The movie is edited with a subtle brilliance. Sections are linked by themes sure, and a couple very nice match cuts. The general flow pertaining to this is chronological, with digressions to other points in time mere bursts, and yet at the birth of Mack’s daughter Lily -whom she will give to her sister to raise, Jackson inverts this trajectory in a way that evokes sense memory. Her maternal circumstances conjures up the tenderness of her mother when she was an infant, the love she showed her evolving into the affections she felt later for Wood and subsequently the circumstances that broke them up. Love and loss are interconnected in a way that for Mack is both beautiful and heartbreaking. So too is the cyclical story she finds herself ensconced in, passing on the wisdom and perspective her grandmother did. Tradition is an important touchstone the movie argues, especially in a community like this -Mack at one point cast literally at the end of a long succession of elder black women and men.
Perhaps I make it sound impenetrable, pretentious or showy, but the movie is not any of these things. In fact it comes across decidedly humble in its approach. Though I’d wager Jackson is influenced by any or all of them, there is more the delicate reflectiveness of Kelly Reichardt than the unmoving atmosphere of Hou Hsiao-hsien, more the evoking spiritualism of Terence Malick than the abiding intensity of Andrei Tarkovsky, more the sustained subtlety of Chantel Ackerman than the laborious patience of Apichatpong Weeresathakul. Yet in its gratitude to all of these precedents, it is innately singular. Jackson’s truest sources are enigmatic but easy to presume. Her veneration for them is the greatest of several qualities that makes her movie one of the first true successors to Daughters of the Dust.

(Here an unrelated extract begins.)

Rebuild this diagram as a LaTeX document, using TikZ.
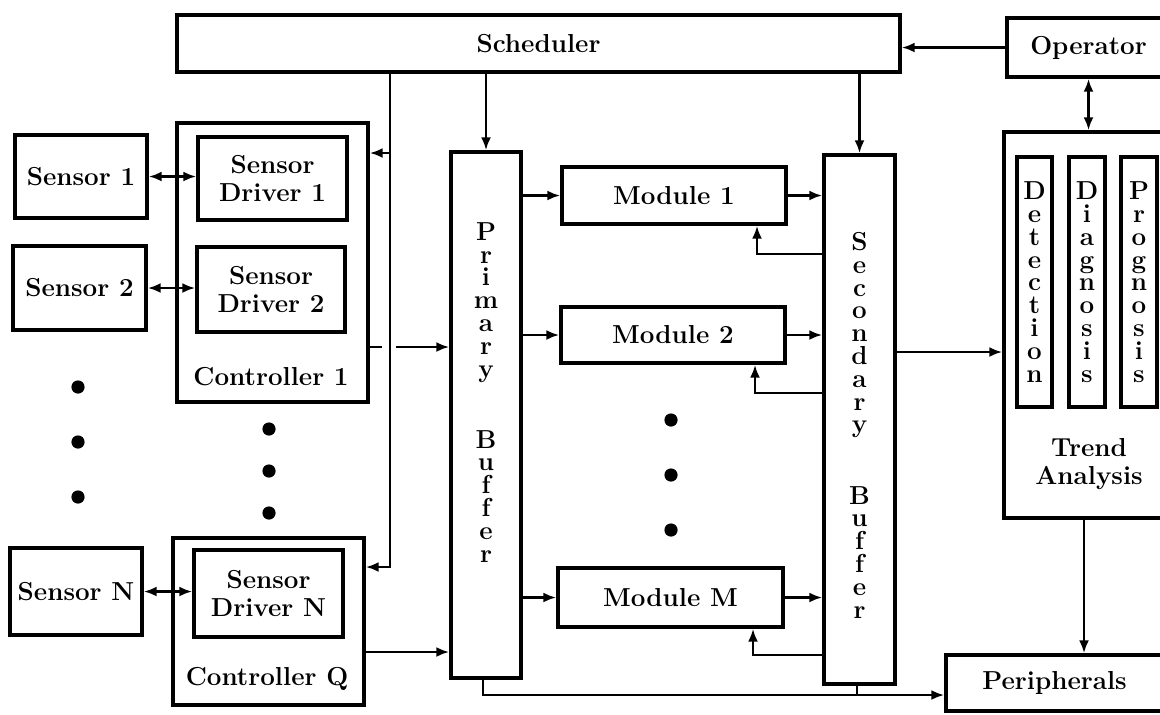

There isn’t much spoken in this movie, but what is said really matters. You get the sense of every line’s intent meaning, crystallizing the core of what Jackson is expressing. Likewise she uses music sparingly, almost exclusively a sombre yet profound motif by Sasha Gordon and Victor Magro recurring a few times as perhaps a symbol of momentous revelation. It’s last appearance is one of the great musical moments of the year, ahead of an affirmation of the inspired cycle and the significance of dirt.
Every life path comes with some bitterness. Maybe that’s what is meant by “all dirt roads taste of salt.” Some experiences and choices in life are hard to take, leave scars, yet ultimately they influence our perception of the world and our place within it in holistically pure ways. Altogether and after a time, it may be found salt doesn’t taste so bad.